Turkey's 'postmodern coup' generals go on trial
December 21, 2017A Turkish state prosecutor on Thursday pushed for two former generals to receive life sentences for their involvement in a 1997 military memorandum that helped topple the Islamist government of Prime Minister Necmettin Erbakan (above), state news agency Anadolu reported on Thursday.
Read more: Revenge or democracy? Turkey’s divisive trial
The prosecutor argued that while the military's actions did not result in a direct government takeover, the pressure exerted on the government made the proceedings a real coup and not a "postmodern coup," as the events of February 28, 1997, have been come to be known.
The trial reflects the long-standing tension in Turkish politics and society between proponents of secularism, often spearheaded by the military, and those who support politics informed by Islam.
Such tension has intensified under the current government of Turkish President Recep Tayyip Erdogan, who has sought to clamp down on the military and secular opponents in the aftermath of a failed 2016 putsch, often through court cases.
Turkey's 'postmodern' coup of 1997
The 1,300-long page indictment accused a total of 103 suspects of "overthrowing by force and participating in the overthrow" of Erbakan's government, Reuters reported. Erbakan was forced to resign after signing the military memorandum that including a number of secularization measures, such as the shutting down of religious schools and a headscarf ban at universities.

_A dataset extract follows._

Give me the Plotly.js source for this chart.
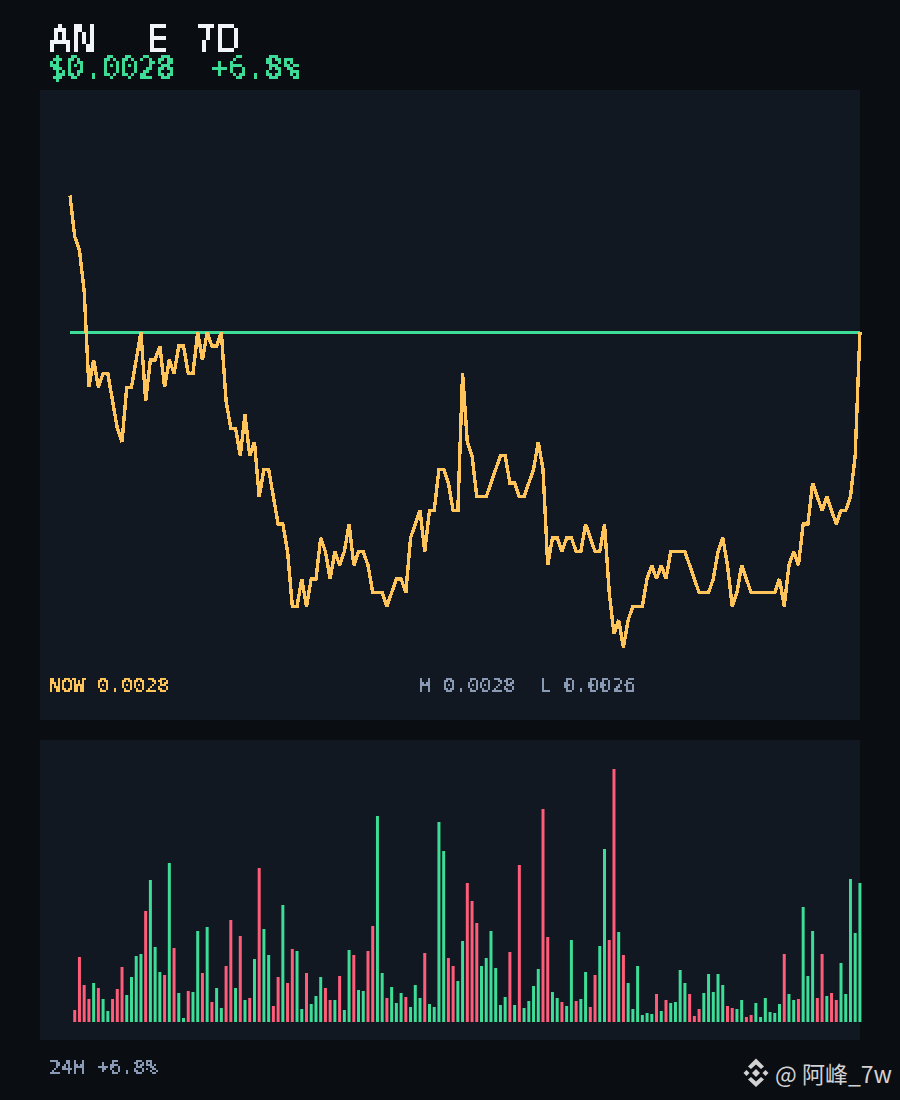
<!DOCTYPE html>
<html>
<head>
<meta charset="utf-8">
<script src="https://cdn.plot.ly/plotly-3.0.1.min.js"></script>
<style>
html,body{margin:0;padding:0;background:#0a0d12;}
#chart{width:900px;height:1100px;}
.scatterlayer .js-line{shape-rendering:crispEdges;}
.annotation[data-index="0"]{filter:url(#px4);}
.annotation[data-index="1"]{filter:url(#px3);}
.annotation[data-index="2"],.annotation[data-index="3"],.annotation[data-index="4"]{filter:url(#px2);}
</style>
</head>
<body>
<svg width="0" height="0" style="position:absolute">
<defs>
<filter id="px4" filterUnits="userSpaceOnUse" x="0" y="0" width="900" height="1100" color-interpolation-filters="sRGB">
<feFlood x="4" y="2" width="1" height="1"/><feComposite x="2" y="0" width="4" height="4"/><feTile x="0" y="0" width="900" height="1100" result="g"/>
<feConvolveMatrix in="SourceGraphic" order="4" kernelMatrix="1 1 1 1 1 1 1 1 1 1 1 1 1 1 1 1" divisor="16" targetX="2" targetY="2" preserveAlpha="false" result="avg"/>
<feComposite in="avg" in2="g" operator="in"/>
<feComponentTransfer><feFuncA type="discrete" tableValues="0 1"/></feComponentTransfer>
<feConvolveMatrix order="4" kernelMatrix="1 1 1 1 1 1 1 1 1 1 1 1 1 1 1 1" divisor="1" targetX="1" targetY="1" preserveAlpha="false"/>
</filter>
<filter id="px3" filterUnits="userSpaceOnUse" x="0" y="0" width="900" height="1100" color-interpolation-filters="sRGB">
<feFlood x="3" y="2" width="1" height="1"/><feComposite x="2" y="1" width="3" height="3"/><feTile x="0" y="0" width="900" height="1100" result="g"/>
<feConvolveMatrix in="SourceGraphic" order="3" kernelMatrix="1 1 1 1 1 1 1 1 1" divisor="9" targetX="1" targetY="1" preserveAlpha="false" result="avg"/>
<feComposite in="avg" in2="g" operator="in"/>
<feComponentTransfer><feFuncA type="discrete" tableValues="0 0 1 1 1"/></feComponentTransfer>
<feConvolveMatrix order="3" kernelMatrix="1 1 1 1 1 1 1 1 1" divisor="1" targetX="1" targetY="1" preserveAlpha="false"/>
</filter>
<filter id="px2" filterUnits="userSpaceOnUse" x="0" y="0" width="900" height="1100" color-interpolation-filters="sRGB">
<feFlood x="1" y="1" width="1" height="1"/><feComposite x="0" y="0" width="2" height="2"/><feTile x="0" y="0" width="900" height="1100" result="g"/>
<feConvolveMatrix in="SourceGraphic" order="2" kernelMatrix="1 1 1 1" divisor="4" targetX="1" targetY="1" preserveAlpha="false" result="avg"/>
<feComposite in="avg" in2="g" operator="in"/>
<feComponentTransfer><feFuncA type="discrete" tableValues="0 0 1 1 1"/></feComponentTransfer>
<feConvolveMatrix order="2" kernelMatrix="1 1 1 1" divisor="1" targetX="0" targetY="0" preserveAlpha="false"/>
</filter>
</defs>
</svg>
<div id="chart"></div>
<script>
const price = [
.00290,.00287,.00286,.00283,.00276,.00278,.00276,.00277,.00277,.00275,
.00273,.00272,.00276,.00276,.00278,.00280,.00275,.00278,.00278,.00279,
.00276,.00278,.00277,.00279,.00279,.00277,.00277,.00280,.00278,.00280,
.00279,.00279,.00280,.00275,.00273,.00273,.00271,.00274,.00271,.00272,
.00268,.00270,.00270,.00268,.00266,.00266,.00264,.00260,.00260,.00262,
.00260,.00262,.00262,.00265,.00264,.00262,.00264,.00263,.00264,.00266,
.00263,.00264,.00264,.00263,.00261,.00261,.00261,.00260,.00261,.00262,
.00262,.00261,.00265,.00266,.00267,.00264,.00267,.00267,.00270,.00270,
.00269,.00267,.00267,.00277,.00272,.00271,.00268,.00268,.00268,.00269,
.00270,.00271,.00271,.00269,.00269,.00268,.00268,.00269,.00270,.00272,
.00270,.00263,.00265,.00265,.00264,.00265,.00265,.00264,.00264,.00266,
.00265,.00264,.00264,.00266,.00261,.00258,.00259,.00257,.00259,.00260,
.00260,.00260,.00262,.00263,.00262,.00263,.00262,.00264,.00264,.00264,
.00264,.00263,.00262,.00261,.00261,.00261,.00262,.00264,.00265,.00263,
.00260,.00261,.00263,.00262,.00261,.00261,.00261,.00261,.00261,.00261,
.00262,.00260,.00263,.00264,.00263,.00266,.00266,.00269,.00268,.00267,
.00268,.00267,.00266,.00267,.00267,.00268,.00271,.00280];
const volume = [
0,12,65,37,23,39,34,23,11,23,
33,55,27,45,66,68,111,142,75,50,
47,159,74,29,4,31,30,91,49,95,
20,34,14,56,102,34,86,22,24,63,
154,93,67,16,45,117,39,73,71,13,
49,18,26,45,34,22,22,46,12,72,
67,32,31,71,96,206,49,24,35,19,
29,25,15,37,24,69,18,15,200,171,
64,56,41,81,139,121,99,56,64,91,
54,17,25,70,17,157,14,21,36,53,
213,85,30,24,20,16,82,21,23,50,
15,47,76,173,82,253,90,67,39,13,
56,7,9,8,28,11,22,19,20,52,
39,28,6,13,29,48,30,48,37,16,
14,13,22,5,7,19,5,24,10,9,
18,68,28,22,23,115,46,91,24,68,
26,29,22,59,28,143,89,139];
const hours = price.map((_, i) => i);
const lastPrice = price[price.length - 1];
const titleText = "AN\u00a0\u00a0E\u00a07D";
const priceText = "$0.0028\u00a0\u00a0+6.8%";
const nowText = "NOW 0.0028";
const rangeText = "H 0.0028\u00a0\u00a0L 0.0026";
const changeText = "24H +6.8%";
const markText = "@\u00a0阿峰_7w";

const UP = "#3ddc97", DOWN = "#ff5c7a", AMBER = "#ffc45a", SLATE = "#8a9ab5", PANEL = "#111822";
const barColors = price.map((p, i) => (i > 0 && p < price[i - 1]) ? DOWN : UP);
const MONO = '"DejaVu Sans Mono", monospace';
const px = x => x / 900, py = y => 1 - y / 1100;

function note(text, x, y, size, color, family) {
  return {text, x: px(x), y: py(y), xref: "paper", yref: "paper", xanchor: "left", yanchor: "middle",
    showarrow: false, borderpad: 0, borderwidth: 0, align: "left",
    font: {family: family || MONO, size, color}};
}
function poly(points) {
  return {type: "path", xref: "paper", yref: "paper", line: {width: 0}, fillcolor: "#d2d2d2", layer: "above",
    path: "M" + points.map(p => px(p[0]).toFixed(5) + "," + py(p[1]).toFixed(5)).join("L") + "Z"};
}
function dia(cx, cy, r) { return poly([[cx, cy - r], [cx + r, cy], [cx, cy + r], [cx - r, cy]]); }
function panel(x0, y0, x1, y1) {
  return {type: "rect", xref: "paper", yref: "paper", layer: "below", line: {width: 0}, fillcolor: PANEL,
    x0: px(x0), x1: px(x1), y0: py(y0), y1: py(y1)};
}
const logo = [
  dia(756, 1073, 4), dia(746.5, 1073, 3), dia(765.5, 1073, 3),
  poly([[756, 1058.5], [764, 1066.5], [761, 1069], [756, 1064.5], [751, 1069], [748, 1066.5]]),
  poly([[756, 1087], [764, 1079.5], [761, 1077], [756, 1081.5], [751, 1077], [748, 1079.5]])
];

const traces = [
  {type: "scatter", mode: "lines", x: [hours[0], hours[hours.length - 1]], y: [lastPrice, lastPrice],
    line: {color: UP, width: 3}, xaxis: "x", yaxis: "y", cliponaxis: false, hoverinfo: "skip"},
  {type: "scatter", mode: "lines", x: hours, y: price,
    line: {color: AMBER, width: 3.4, shape: "linear"}, xaxis: "x", yaxis: "y", cliponaxis: false, hoverinfo: "skip"},
  {type: "bar", x: hours, y: volume, width: 0.634, marker: {color: barColors, line: {width: 0}},
    xaxis: "x2", yaxis: "y2", cliponaxis: false, hoverinfo: "skip"}
];
const layout = {
  width: 900, height: 1100, margin: {l: 0, r: 0, t: 0, b: 0},
  paper_bgcolor: "#0a0d12", plot_bgcolor: "rgba(0,0,0,0)", showlegend: false, hovermode: false,
  xaxis: {domain: [px(40), px(870)], range: [-6.34, 169.13], visible: false, fixedrange: true, anchor: "y"},
  yaxis: {domain: [py(720), py(90)], range: [0.002517, 0.002977], visible: false, fixedrange: true, anchor: "x"},
  xaxis2: {domain: [px(40), px(870)], range: [-6.34, 169.13], visible: false, fixedrange: true, anchor: "y2"},
  yaxis2: {domain: [py(1040), py(740)], range: [-18, 282], visible: false, fixedrange: true, anchor: "x2"},
  annotations: [
    note(titleText, 48, 39, 40, "#f2f4f8"),
    note(priceText, 48, 68, 30, UP),
    note(nowText, 49, 685, 20, AMBER),
    note(rangeText, 419, 685, 20, SLATE),
    note(changeText, 49, 1067, 20, SLATE),
    note(markText, 775, 1073, 23, "#d2d2d2", '"Noto Sans CJK SC", sans-serif')
  ],
  shapes: [panel(40, 90, 860, 720), panel(40, 740, 860, 1040)].concat(logo)
};
Plotly.newPlot("chart", traces, layout, {displayModeBar: false, staticPlot: true});
</script>
</body>
</html>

Erbakan died in 2011 at age 85.
The prosecutor requested an aggravated life sentence for 60 of the accused and asked for 39 other defendants to be acquitted. Four other defendants have died since the court case started in 2013.
Two prominent ex-generals among those facing a life sentence include Ismail Hakki Karadayi, chief of staff between 1994 and 1998, and his then deputy Cevik Bir, according to Anadolu.
In contrast to Turkey's military coups in 1969, 1980 and the failed takeover in 2016, all which featured outright use of military force, the events of the "postmodern coup" in 1997 largely took place off the streets at a meeting of the National Security Council (MGK). There, Erbakan signed the military memorandum that took aim at policies strengthening Islam in public service, education and politics.
A new government was formed on June 30, 1997.
Critics of the behind-the-scenes military putsch said it led to an intrusive involvement of the miltiary in politics and the restriction of political and media expression.
After he resigned, Turkey's Constitutional Court banned Erbakan's Islamist Welfare Party in 1998 for violating the separation of state and religion as laid out in the country's constitution.
Erdogan was a member of Erbakan's Welfare Party at the time of the government's ouster and the Welfare Party is considered a predecessor of Erdogan's current Justice and Development Party (AKP).